The crash of 2016
No, I am not talking about the stock market, though I could. Let me make a couple of points about why not before I tackle my main topic.
First, why I am not talking about the stock market. The main reason is that I think 2016 will see a more significant crash than anything that can happen on Wall Street. That’s the crash of the Republican party.
I will get to that in a second, but first a digression about the stock market fall. Yes, the market began to fall in late 2015, and the plunge has only gotten worse this year. No, it’s hardly a trivial issue, especially to people and institutions who own a lot of stock or whose retirement depends to some degree on the market or the price of a group of individual stocks therein. Most emphatically, I want to make the point that the reason I am not focusing on the market is not
because I have no experience or credentials as a financial analyst. I don’t. But the fact is I could talk about the stock market because anyone could. That’s because the endless chatter of the all the market gurus has as much scientific, factual basis as astrology. In cruder terms, it’s BS.
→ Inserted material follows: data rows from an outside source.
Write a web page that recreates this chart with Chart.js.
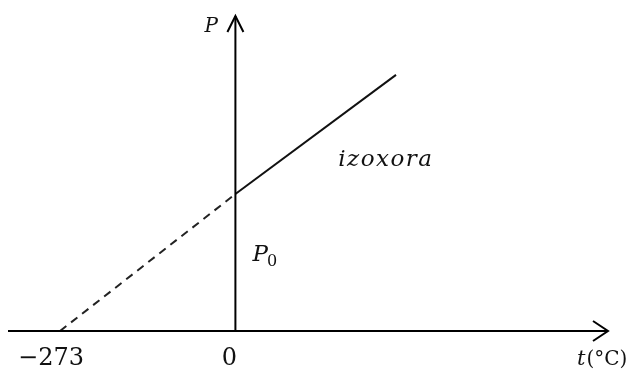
<!DOCTYPE html>
<html>
<head>
<meta charset="utf-8">
<script src="https://cdn.jsdelivr.net/npm/chart.js@4.4.1/dist/chart.umd.min.js"></script>
<style>
  html, body { margin: 0; padding: 0; background: #ffffff; }
  #wrap { width: 629px; height: 373px; position: relative; }
</style>
</head>
<body>
<div id="wrap"><canvas id="c" width="629" height="373"></canvas></div>
<script>
// Data (t in °C, P in units of P0)
const extrapolatedT = [-273, 0];
const extrapolatedP = [0, 1];
const isochoreT = [0, 250];
const isochoreP = [1, 1.87];
const xTickValues = [-273, 0];
const xTickLabels = ['\u2212273', '0'];
const axisXTitle = ['t', '(\u00B0C)'];
const axisYTitle = 'P';
const lineLabel = 'izoxora';
const interceptLabel = ['P', '0'];

const toPoints = (xs, ys) => xs.map((x, i) => ({ x: x, y: ys[i] }));

const SERIF = '"DejaVu Serif", "Liberation Serif", serif';

const axesPlugin = {
  id: 'axesPlugin',
  afterDatasetsDraw(chart) {
    const ctx = chart.ctx;
    const xs = chart.scales.x, ys = chart.scales.y;
    const area = chart.chartArea;
    const x0 = xs.getPixelForValue(0);
    const y0 = ys.getPixelForValue(0);
    ctx.save();
    ctx.strokeStyle = '#000';
    ctx.fillStyle = '#111';
    ctx.lineWidth = 2;
    ctx.lineCap = 'butt';
    // x axis
    ctx.beginPath();
    ctx.moveTo(area.left, y0);
    ctx.lineTo(area.right, y0);
    ctx.stroke();
    // y axis
    ctx.beginPath();
    ctx.moveTo(x0, y0);
    ctx.lineTo(x0, area.top);
    ctx.stroke();
    // arrowheads (open chevrons)
    ctx.lineJoin = 'miter';
    ctx.beginPath();
    ctx.moveTo(area.right - 15, y0 - 10);
    ctx.lineTo(area.right, y0);
    ctx.lineTo(area.right - 15, y0 + 10);
    ctx.stroke();
    ctx.beginPath();
    ctx.moveTo(x0 - 8, area.top + 16);
    ctx.lineTo(x0, area.top);
    ctx.lineTo(x0 + 8, area.top + 16);
    ctx.stroke();

    // tick labels
    ctx.font = '24px ' + SERIF;
    ctx.textAlign = 'center';
    ctx.textBaseline = 'alphabetic';
    xTickValues.forEach((v, i) => {
      const px = xs.getPixelForValue(v);
      const off = i === 0 ? -9 : -6;
      ctx.fillText(xTickLabels[i], px + off, y0 + 34);
    });

    // axis titles
    ctx.textAlign = 'left';
    ctx.font = 'italic 21px ' + SERIF;
    const tx = area.right - 31;
    ctx.fillText(axisXTitle[0], tx, y0 + 34);
    const tw = ctx.measureText(axisXTitle[0]).width;
    ctx.font = '20px ' + SERIF;
    ctx.fillText(axisXTitle[1], tx + tw + 1, y0 + 34);

    ctx.font = 'italic 20px ' + SERIF;
    ctx.fillText(axisYTitle, x0 - 31, area.top + 16);

    // line label
    ctx.font = 'italic 23px ' + SERIF;
    ctx.letterSpacing = '1.5px';
    ctx.fillText(lineLabel, xs.getPixelForValue(160), ys.getPixelForValue(1.205));
    ctx.letterSpacing = '0px';

    // P0 label
    const lx = x0 + 17, ly = ys.getPixelForValue(0.51);
    ctx.font = 'italic 23px ' + SERIF;
    ctx.fillText(interceptLabel[0], lx, ly);
    const pw = ctx.measureText(interceptLabel[0]).width;
    ctx.font = '16px ' + SERIF;
    ctx.fillText(interceptLabel[1], lx + pw - 1, ly + 5);
    ctx.restore();
  }
};

new Chart(document.getElementById('c'), {
  type: 'line',
  data: {
    datasets: [
      {
        label: 'extrapolated',
        data: toPoints(extrapolatedT, extrapolatedP),
        borderColor: '#222',
        borderWidth: 2,
        borderDash: [8, 6],
        pointRadius: 0,
        fill: false,
        tension: 0
      },
      {
        label: 'izoxora',
        data: toPoints(isochoreT, isochoreP),
        borderColor: '#111',
        borderWidth: 2,
        pointRadius: 0,
        fill: false,
        tension: 0
      }
    ]
  },
  options: {
    responsive: false,
    animation: false,
    devicePixelRatio: 1,
    layout: { padding: { left: 8, right: 21, top: 16, bottom: 42 } },
    plugins: { legend: { display: false }, tooltip: { enabled: false } },
    scales: {
      x: { type: 'linear', min: -354, max: 580, display: false },
      y: { type: 'linear', min: 0, max: 2.3, display: false }
    }
  },
  plugins: [axesPlugin]
});
</script>
</body>
</html>
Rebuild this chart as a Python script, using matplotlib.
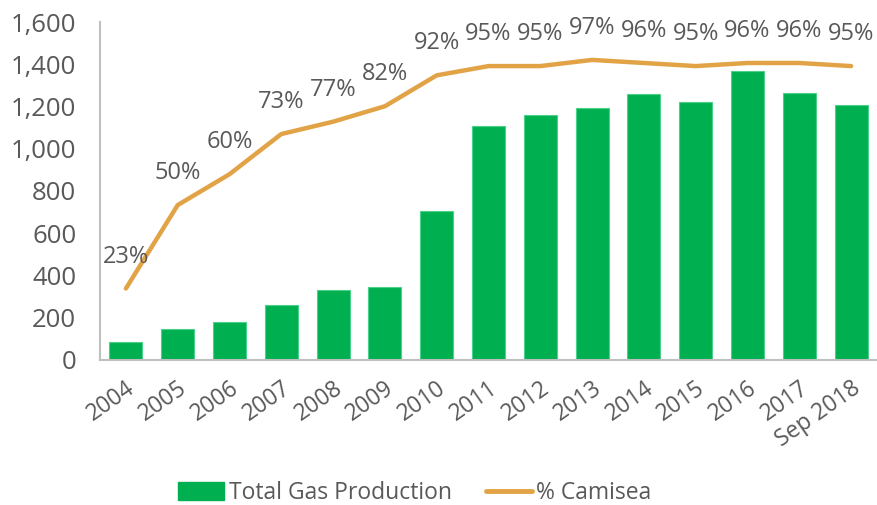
import matplotlib
matplotlib.use("Agg")
import matplotlib.pyplot as plt
from matplotlib.patches import Patch
from matplotlib.lines import Line2D
from matplotlib.ticker import FuncFormatter

plt.rcParams['font.family'] = ['Open Sans', 'DejaVu Sans']

categories = ["2004", "2005", "2006", "2007", "2008", "2009", "2010", "2011",
              "2012", "2013", "2014", "2015", "2016", "2017", "Sep 2018"]
gas_production = [85, 147, 176, 261, 328, 342, 703, 1106, 1158, 1192, 1260,
                  1220, 1367, 1262, 1206]
camisea_pct = [23, 50, 60, 73, 77, 82, 92, 95, 95, 97, 96, 95, 96, 96, 95]

BAR_COLOR = "#00B050"
LINE_COLOR = "#E2A346"
TEXT_COLOR = "#595959"
SPINE_COLOR = "#BFBFBF"

fig = plt.figure(figsize=(8.77, 5.05), dpi=100)
ax = fig.add_axes([0.114, 0.288, 0.886, 0.668])
x = list(range(len(categories)))
ax.bar(x, gas_production, width=0.64, color=BAR_COLOR, edgecolor="#4CD08A",
       linewidth=0.8, zorder=2)
ax.set_ylim(0, 1600)
ax.set_xlim(-0.5, len(categories) - 0.5)
ax.set_yticks(range(0, 1601, 200))
ax.yaxis.set_major_formatter(FuncFormatter(lambda v, p: f"{int(v):,}"))
ax.tick_params(axis='y', length=0, labelsize=18.5, labelcolor=TEXT_COLOR, pad=17)
ax.set_xticks(x)
ax.set_xticklabels(categories, rotation=35, ha='right', rotation_mode='anchor',
                   fontsize=16.5, color=TEXT_COLOR)
ax.tick_params(axis='x', length=0, pad=12)
for s in ['top', 'right']:
    ax.spines[s].set_visible(False)
for s in ['left', 'bottom']:
    ax.spines[s].set_color(SPINE_COLOR)
    ax.spines[s].set_linewidth(1.5)

ax2 = ax.twinx()
ax2.set_ylim(0, 109.2)
ax2.plot(x, camisea_pct, color=LINE_COLOR, linewidth=3.2, solid_capstyle='round',
         zorder=3)
ax2.axis('off')
for xi, v in zip(x, camisea_pct):
    ax2.annotate(f"{v}%", (xi, v), xytext=(0, 23), textcoords='offset points',
                 ha='center', va='center', fontsize=17, color=TEXT_COLOR)

handles = [Patch(facecolor=BAR_COLOR, edgecolor=BAR_COLOR),
           Line2D([0], [0], color=LINE_COLOR, linewidth=3.5, solid_capstyle='round')]
fig.legend(handles, ["Total Gas Production", "% Camisea"], loc='center',
           bbox_to_anchor=(0.473, 0.024), ncol=2, frameon=False, fontsize=16.5,
           labelcolor=TEXT_COLOR, handlelength=2.0, handleheight=0.8,
           handletextpad=0.2, columnspacing=1.5)

fig.savefig("out.png", dpi=100)
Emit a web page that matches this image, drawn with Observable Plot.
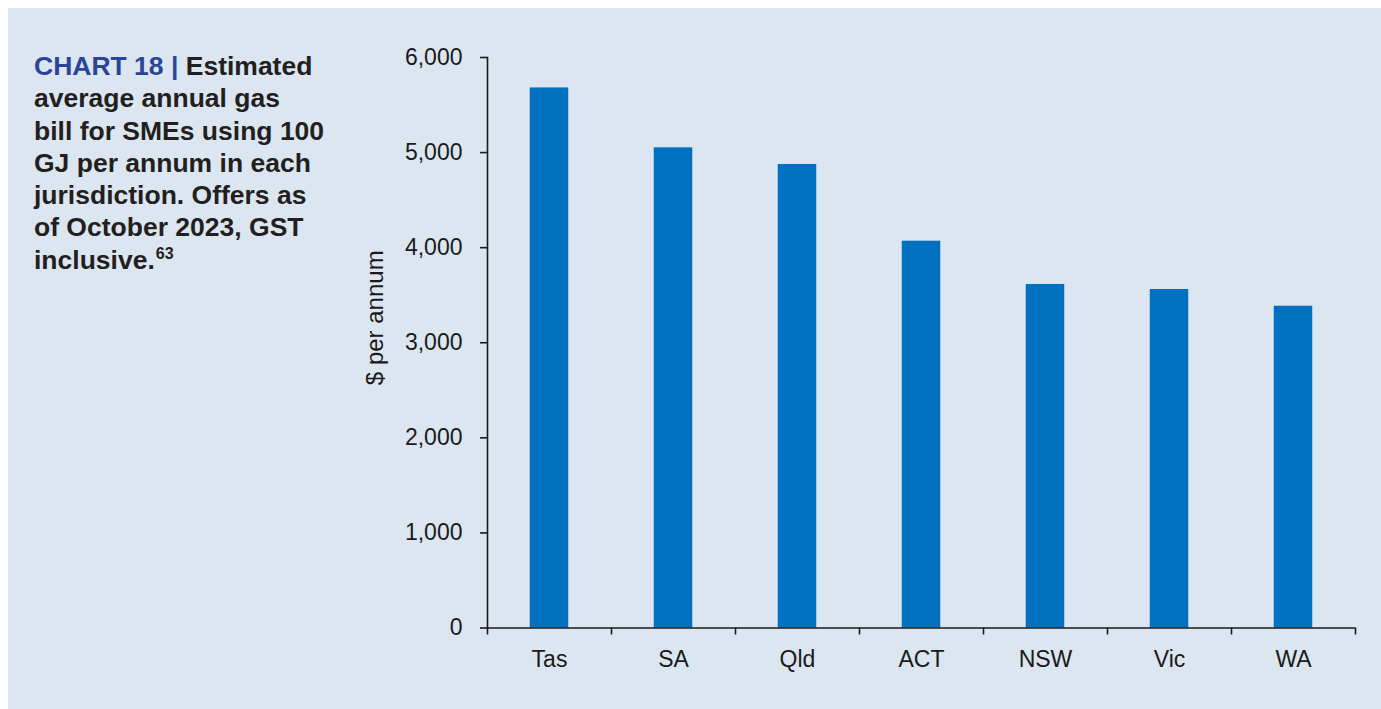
<!DOCTYPE html>
<html>
<head>
<meta charset="utf-8">
<script src="https://cdn.jsdelivr.net/npm/d3@7"></script>
<script src="https://cdn.jsdelivr.net/npm/@observablehq/plot@0.6"></script>
<style>
  html, body { margin: 0; padding: 0; background: #ffffff; }
  #wrap { position: relative; width: 1381px; height: 709px; overflow: hidden; }
  #panel { position: absolute; left: 8px; top: 8px; right: 0; bottom: 0; background: #dce6f0; }
  #title {
    position: absolute; left: 34px; top: 50px;
    font-family: "Liberation Sans", Arial, Helvetica, sans-serif;
    font-weight: bold; font-size: 26.5px; line-height: 32.3px;
    color: #231f20; white-space: nowrap;
  }
  #title .lead { color: #2a4597; }
  #title sup { font-size: 16px; line-height: 0; vertical-align: 0; position: relative; top: -10px; margin-left: 1px; }
  #chart { position: absolute; left: 0; top: 0; }
</style>
</head>
<body>
<div id="wrap">
  <div id="panel"></div>
  <div id="title"><span class="lead">CHART 18 | </span>Estimated<br>average annual gas<br>bill for SMEs using 100<br>GJ per annum in each<br>jurisdiction. Offers as<br>of October 2023, GST<br>inclusive.<sup>63</sup></div>
  <div id="chart"></div>
</div>
<script>
const categories = ["Tas", "SA", "Qld", "ACT", "NSW", "Vic", "WA"];
const bills = [5680, 5050, 4875, 4068, 3613, 3560, 3384];
const yTicks = [0, 1000, 2000, 3000, 4000, 5000, 6000];
const yLabel = ["$ per annum"];

const data = categories.map((c, i) => ({state: c, bill: bills[i]}));

const W = 1381, H = 709;
const mL = 487, mR = 26, mT = 57, mB = 81.5;
const band = (W - mL - mR) / categories.length;
const barW = 38.5;
const inset = (band - barW) / 2;
const ink = "#1a1a1a";

const chart = Plot.plot({
  width: W,
  height: H,
  marginLeft: mL,
  marginRight: mR,
  marginTop: mT,
  marginBottom: mB,
  style: {fontFamily: "'Liberation Sans', Arial, Helvetica, sans-serif", background: "transparent", color: ink, overflow: "visible"},
  x: {type: "band", domain: categories, padding: 0},
  y: {domain: [0, 6000]},
  marks: [
    Plot.barY(data, {x: "state", y: "bill", fill: "#0070c0", insetLeft: inset, insetRight: inset}),
    Plot.ruleY([0], {stroke: ink, strokeWidth: 1.6}),
    Plot.frame({anchor: "left", stroke: ink, strokeWidth: 1.6}),
    Plot.axisY({ticks: yTicks, tickSize: 7, tickPadding: 18, fontSize: 23, tickFormat: d3.format(","), label: null, stroke: ink, strokeWidth: 1.6}),
    Plot.axisX({tickSize: 0, tickPadding: 23, fontSize: 23, label: null}),
    Plot.axisX({tickSize: 7, tickFormat: () => "", dx: -band / 2, label: null, stroke: ink, strokeWidth: 1.6}),
    Plot.axisX({ticks: [categories[categories.length - 1]], tickSize: 7, tickFormat: () => "", dx: band / 2, label: null, stroke: ink, strokeWidth: 1.6}),
    Plot.text(yLabel, {text: d => d, frameAnchor: "left", textAnchor: "middle", rotate: -90, dx: -112, dy: -25, fontSize: 24, fill: ink})
  ]
});
document.getElementById("chart").appendChild(chart);
</script>
</body>
</html>
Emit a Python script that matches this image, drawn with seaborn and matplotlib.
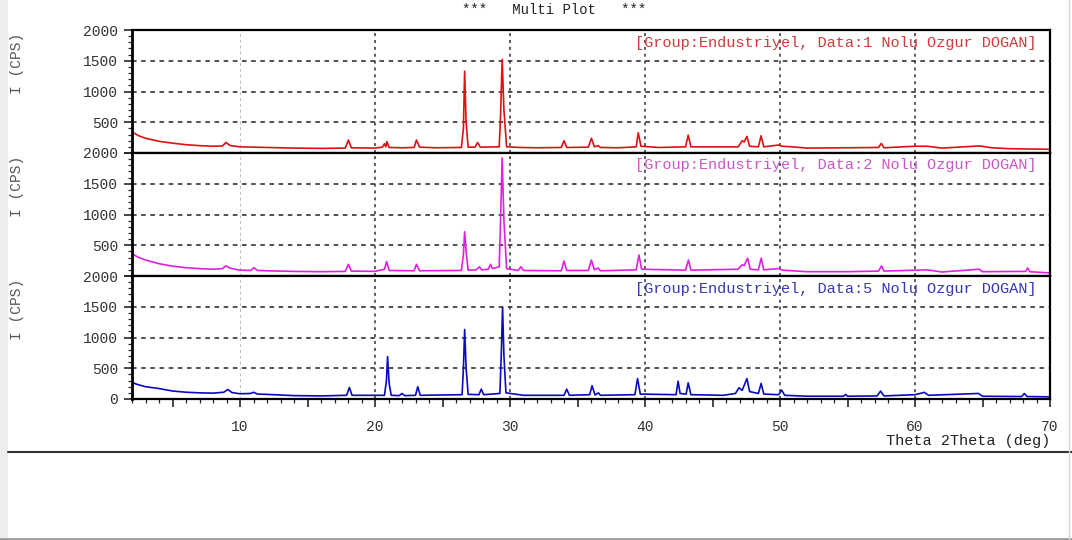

If you don’t believe me, read about a recent study reported on in this Sunday’s business section of the New York Times. Here are some of the main findings:
Since 2000, the consensus of the market savants called for an average annual 9.5 percent increase in the S&P index. The real annual change was just 4 percent.
More interesting than even this fact is that “consensus predictions were inaccurate in every single year, sometimes by preposterous margins.”
Here are two examples. In 2011, the market sages predicted a rise of 20.7 percent. In the real world, the index fell by 13 percent. In 2008, the experts foresaw an 11.1 percent rise. The market fell 38.5 percent!
The main reasons for this reign of error come down mainly to two things. The market is inherently unpredictable. A generation ago the eminent economist Lester Thurow showed that stocks picked through a random process actually did better than those chosen by a panel of market analysts. I am not talking about a computer programmed to analyze the market beating the human analysts. I am talking about a machine, called a random number generator, winning the contest.
Then there is a second factor, bias, also brought out by the findings of the study: “Not once since 2000 has Wall Street predicted the market would decline in a calendar year. Yet the market actually fell in five of those years.”
I read this to mean that while the gyrations of the market are random, the predictions of the gurus are not. Their bread is buttered on the top side and this systematically colors their forecasts.
Despite all appearances, there is a reason, connected to my main topic, for this long excursus about the pseudo-science of market forecasting. Remember when George W. Bush waged a long, unsuccessful campaign to convince Americans to entrust part of their retirement income to the stock market and begin defunding Social Security? What a disaster that would have been given the performance of the stock market in recent years. Fortunately, the American people refused to hinge their retirement on a roulette wheel.
Bush’s thinking was subject to the same bias as that of the market geeks. His bread had the butter on top too. The larger point, however, is that Bush’s thinking is not only reflective of the thinking of the Republican party today. Today’s GOP is actually more radical than Bush in its desire to dismantle all that is public and privatize everything else in sight. That is why this election is important and the coming crash of the Republican party is good news.
Why will it crash? The cannibalistic nature of the GOP nomination process is only one, and not necessarily the main, reason. The increasingly nasty infighting won’t help come November, of course. But the party has bigger problems.
The most obvious, analyzed at length in a recent article in the Nation magazine and this Sunday in the New York Times, is that the GOP is really two parties, the party of money and the party of rage (my terms).
The most zealous supporters of the Republican party seethe with rage. They rage against immigration, against the government, against gun control, among other things. Their rage both makes them a potent force and deludes them. It drives them to the polls, making them disproportionately important in the selection of the GOP presidential candidate. They go there to vote for a candidate, for instance, who would build a fence on the Mexican border and make the Mexicans pay for it, a preposterous and offensive idea on too many levels to discuss.
But money is the mother’s milk of the Republican party. The party of money for a long time has coexisted uncomfortably with the party of rage. Coexisted at all because you can’t win an election with only the votes of the 1 percent. So the votes of people many of the well-heeled secretly consider yahoos are crucial to keep the 1 percenters’ gravy train on track. Coexisted also because the party of money has usually prevailed on the Republican establishment to nominate a candidate well-schooled on corporate ways, means, and mindsets: Ronald Reagan, George W. Bush, Mitt Romney.
The dilemma has come to a head in 2016 because, in the words of the New York Times: “Rank-and-file conservatives, after decades of deferring to party elites, are trying to stage what is effectively a people’s coup by selecting a standard-bearer who is not the preferred candidate of wealthy donors and elected officials.” Enter Donald Trump and Ted Cruz. Exit Jeb Bush.
Republican elites are extremely worried because they know the only chance the GOP has to win the White House is by expanding the base, not contracting it. They need to do better with Latinos, women, young people. Can Trump or Cruz pull that off? Right now, that seems as likely as either one of them getting the endorsement of Pope Francis.